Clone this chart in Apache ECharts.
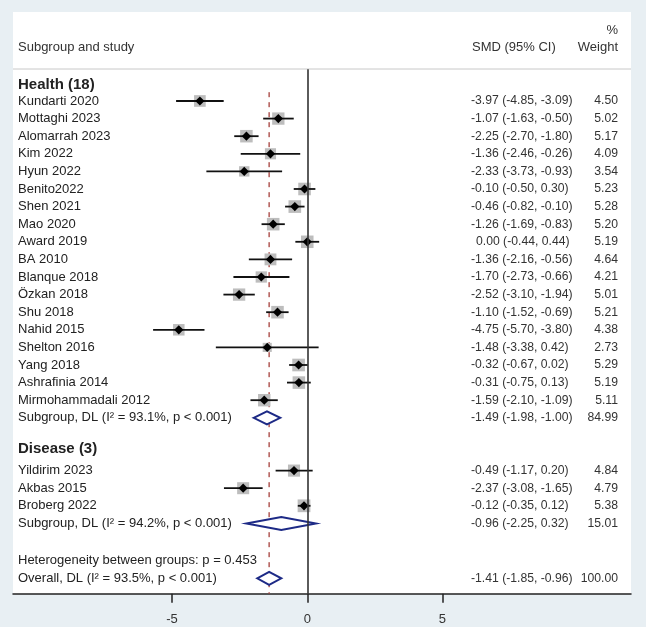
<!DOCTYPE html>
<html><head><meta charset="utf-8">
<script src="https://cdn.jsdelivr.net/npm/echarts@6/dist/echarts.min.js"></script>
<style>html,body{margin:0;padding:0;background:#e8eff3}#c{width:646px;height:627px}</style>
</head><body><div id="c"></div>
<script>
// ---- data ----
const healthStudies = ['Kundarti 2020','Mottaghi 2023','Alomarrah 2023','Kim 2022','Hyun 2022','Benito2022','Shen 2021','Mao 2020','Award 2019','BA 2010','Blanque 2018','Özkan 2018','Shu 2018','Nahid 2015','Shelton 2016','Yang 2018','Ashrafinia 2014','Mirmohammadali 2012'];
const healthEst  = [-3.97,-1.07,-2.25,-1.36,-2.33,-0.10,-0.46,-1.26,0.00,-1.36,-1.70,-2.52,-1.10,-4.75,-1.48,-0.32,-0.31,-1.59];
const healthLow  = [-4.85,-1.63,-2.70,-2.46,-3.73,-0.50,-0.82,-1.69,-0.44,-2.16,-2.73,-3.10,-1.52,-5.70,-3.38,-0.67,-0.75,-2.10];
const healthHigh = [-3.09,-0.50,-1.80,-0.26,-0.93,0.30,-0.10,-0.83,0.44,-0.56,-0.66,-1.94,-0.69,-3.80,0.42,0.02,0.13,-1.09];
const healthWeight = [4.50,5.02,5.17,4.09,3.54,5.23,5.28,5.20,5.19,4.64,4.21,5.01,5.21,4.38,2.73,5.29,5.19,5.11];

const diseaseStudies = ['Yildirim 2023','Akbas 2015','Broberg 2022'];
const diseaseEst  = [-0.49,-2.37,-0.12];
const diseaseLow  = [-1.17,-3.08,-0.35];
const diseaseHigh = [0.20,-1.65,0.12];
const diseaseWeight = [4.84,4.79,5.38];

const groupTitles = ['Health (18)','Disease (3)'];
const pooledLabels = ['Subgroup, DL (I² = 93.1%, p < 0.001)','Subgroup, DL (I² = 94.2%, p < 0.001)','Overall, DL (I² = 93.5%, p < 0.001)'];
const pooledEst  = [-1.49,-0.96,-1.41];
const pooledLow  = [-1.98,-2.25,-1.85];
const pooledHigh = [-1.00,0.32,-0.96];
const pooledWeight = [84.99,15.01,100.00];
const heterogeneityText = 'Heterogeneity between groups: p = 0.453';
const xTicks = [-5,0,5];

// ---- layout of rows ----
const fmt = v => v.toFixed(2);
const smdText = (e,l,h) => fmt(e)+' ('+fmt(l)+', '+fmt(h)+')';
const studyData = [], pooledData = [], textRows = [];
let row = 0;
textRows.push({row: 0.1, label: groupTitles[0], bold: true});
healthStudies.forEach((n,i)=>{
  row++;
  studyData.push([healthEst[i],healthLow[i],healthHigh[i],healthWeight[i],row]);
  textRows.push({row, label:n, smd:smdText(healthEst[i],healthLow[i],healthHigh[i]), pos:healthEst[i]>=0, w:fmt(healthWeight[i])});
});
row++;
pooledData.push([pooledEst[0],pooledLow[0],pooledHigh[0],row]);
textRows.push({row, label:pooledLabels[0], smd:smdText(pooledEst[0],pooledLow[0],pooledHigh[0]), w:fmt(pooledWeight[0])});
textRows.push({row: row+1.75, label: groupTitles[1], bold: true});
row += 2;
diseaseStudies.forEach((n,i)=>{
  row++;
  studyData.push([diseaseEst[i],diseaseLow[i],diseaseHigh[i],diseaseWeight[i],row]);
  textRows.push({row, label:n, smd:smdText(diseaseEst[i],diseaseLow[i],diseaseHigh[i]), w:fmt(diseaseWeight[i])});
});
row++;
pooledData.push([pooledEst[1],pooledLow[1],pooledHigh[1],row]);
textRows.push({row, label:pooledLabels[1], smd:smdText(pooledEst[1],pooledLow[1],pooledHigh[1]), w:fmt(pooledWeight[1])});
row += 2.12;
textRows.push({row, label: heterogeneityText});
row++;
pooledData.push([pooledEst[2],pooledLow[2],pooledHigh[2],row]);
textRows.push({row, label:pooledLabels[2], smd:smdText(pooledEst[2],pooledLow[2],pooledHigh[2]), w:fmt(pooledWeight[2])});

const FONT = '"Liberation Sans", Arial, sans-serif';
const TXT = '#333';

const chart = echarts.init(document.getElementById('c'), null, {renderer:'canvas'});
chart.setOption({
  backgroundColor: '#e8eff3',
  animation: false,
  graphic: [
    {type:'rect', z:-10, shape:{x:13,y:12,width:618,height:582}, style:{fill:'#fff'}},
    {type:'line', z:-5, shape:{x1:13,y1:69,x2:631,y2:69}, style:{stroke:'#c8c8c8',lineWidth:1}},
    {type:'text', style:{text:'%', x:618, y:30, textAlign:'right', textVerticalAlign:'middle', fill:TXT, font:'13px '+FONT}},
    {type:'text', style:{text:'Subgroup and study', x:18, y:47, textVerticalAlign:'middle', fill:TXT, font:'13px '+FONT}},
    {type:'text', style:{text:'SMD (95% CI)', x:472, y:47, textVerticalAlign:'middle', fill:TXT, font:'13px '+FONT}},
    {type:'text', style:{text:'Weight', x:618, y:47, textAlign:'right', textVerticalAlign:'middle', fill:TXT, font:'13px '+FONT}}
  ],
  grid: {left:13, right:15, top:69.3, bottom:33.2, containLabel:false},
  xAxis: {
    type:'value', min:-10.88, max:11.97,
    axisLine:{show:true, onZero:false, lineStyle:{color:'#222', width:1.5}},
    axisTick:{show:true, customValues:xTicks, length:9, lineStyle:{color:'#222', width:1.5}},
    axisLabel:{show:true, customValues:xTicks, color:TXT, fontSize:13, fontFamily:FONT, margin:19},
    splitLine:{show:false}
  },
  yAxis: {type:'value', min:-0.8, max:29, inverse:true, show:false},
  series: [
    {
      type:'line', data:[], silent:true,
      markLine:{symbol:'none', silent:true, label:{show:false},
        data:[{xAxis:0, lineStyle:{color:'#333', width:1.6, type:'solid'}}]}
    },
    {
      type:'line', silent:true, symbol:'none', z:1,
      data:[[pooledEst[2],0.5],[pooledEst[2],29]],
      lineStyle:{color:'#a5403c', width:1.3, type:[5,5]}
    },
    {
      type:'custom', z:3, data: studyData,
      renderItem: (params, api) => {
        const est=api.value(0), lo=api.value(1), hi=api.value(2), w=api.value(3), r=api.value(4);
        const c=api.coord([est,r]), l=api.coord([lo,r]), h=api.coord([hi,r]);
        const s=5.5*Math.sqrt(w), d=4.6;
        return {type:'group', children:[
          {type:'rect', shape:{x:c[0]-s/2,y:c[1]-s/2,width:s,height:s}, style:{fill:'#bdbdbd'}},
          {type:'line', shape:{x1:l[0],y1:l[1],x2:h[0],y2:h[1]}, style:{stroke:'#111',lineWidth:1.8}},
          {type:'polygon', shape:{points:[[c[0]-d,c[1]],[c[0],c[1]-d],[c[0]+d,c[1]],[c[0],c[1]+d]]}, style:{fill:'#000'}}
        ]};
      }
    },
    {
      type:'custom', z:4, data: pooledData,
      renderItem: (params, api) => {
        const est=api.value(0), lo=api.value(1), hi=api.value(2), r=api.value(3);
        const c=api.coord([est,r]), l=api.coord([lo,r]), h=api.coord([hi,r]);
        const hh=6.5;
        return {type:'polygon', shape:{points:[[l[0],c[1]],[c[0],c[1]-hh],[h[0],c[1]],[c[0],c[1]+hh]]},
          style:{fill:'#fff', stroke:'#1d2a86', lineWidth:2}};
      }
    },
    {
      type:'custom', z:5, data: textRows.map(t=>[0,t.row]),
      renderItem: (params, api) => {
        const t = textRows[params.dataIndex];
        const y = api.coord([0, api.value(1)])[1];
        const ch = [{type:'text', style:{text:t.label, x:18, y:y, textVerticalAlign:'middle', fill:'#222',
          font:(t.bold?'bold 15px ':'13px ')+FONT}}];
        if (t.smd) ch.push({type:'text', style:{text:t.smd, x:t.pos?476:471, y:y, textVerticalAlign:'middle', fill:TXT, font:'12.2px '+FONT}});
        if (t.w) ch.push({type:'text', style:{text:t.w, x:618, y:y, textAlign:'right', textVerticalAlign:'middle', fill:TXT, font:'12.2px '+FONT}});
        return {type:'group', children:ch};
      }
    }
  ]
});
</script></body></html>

**********

## Objective
Without the pictures, please reproduce each line of the listing above exactly, from the first one through the line bearing "const xTicks = [-5,0,5];".

## The reply
Clone this chart in Apache ECharts.
<!DOCTYPE html>
<html><head><meta charset="utf-8">
<script src="https://cdn.jsdelivr.net/npm/echarts@6/dist/echarts.min.js"></script>
<style>html,body{margin:0;padding:0;background:#e8eff3}#c{width:646px;height:627px}</style>
</head><body><div id="c"></div>
<script>
// ---- data ----
const healthStudies = ['Kundarti 2020','Mottaghi 2023','Alomarrah 2023','Kim 2022','Hyun 2022','Benito2022','Shen 2021','Mao 2020','Award 2019','BA 2010','Blanque 2018','Özkan 2018','Shu 2018','Nahid 2015','Shelton 2016','Yang 2018','Ashrafinia 2014','Mirmohammadali 2012'];
const healthEst  = [-3.97,-1.07,-2.25,-1.36,-2.33,-0.10,-0.46,-1.26,0.00,-1.36,-1.70,-2.52,-1.10,-4.75,-1.48,-0.32,-0.31,-1.59];
const healthLow  = [-4.85,-1.63,-2.70,-2.46,-3.73,-0.50,-0.82,-1.69,-0.44,-2.16,-2.73,-3.10,-1.52,-5.70,-3.38,-0.67,-0.75,-2.10];
const healthHigh = [-3.09,-0.50,-1.80,-0.26,-0.93,0.30,-0.10,-0.83,0.44,-0.56,-0.66,-1.94,-0.69,-3.80,0.42,0.02,0.13,-1.09];
const healthWeight = [4.50,5.02,5.17,4.09,3.54,5.23,5.28,5.20,5.19,4.64,4.21,5.01,5.21,4.38,2.73,5.29,5.19,5.11];

const diseaseStudies = ['Yildirim 2023','Akbas 2015','Broberg 2022'];
const diseaseEst  = [-0.49,-2.37,-0.12];
const diseaseLow  = [-1.17,-3.08,-0.35];
const diseaseHigh = [0.20,-1.65,0.12];
const diseaseWeight = [4.84,4.79,5.38];

const groupTitles = ['Health (18)','Disease (3)'];
const pooledLabels = ['Subgroup, DL (I² = 93.1%, p < 0.001)','Subgroup, DL (I² = 94.2%, p < 0.001)','Overall, DL (I² = 93.5%, p < 0.001)'];
const pooledEst  = [-1.49,-0.96,-1.41];
const pooledLow  = [-1.98,-2.25,-1.85];
const pooledHigh = [-1.00,0.32,-0.96];
const pooledWeight = [84.99,15.01,100.00];
const heterogeneityText = 'Heterogeneity between groups: p = 0.453';
const xTicks = [-5,0,5];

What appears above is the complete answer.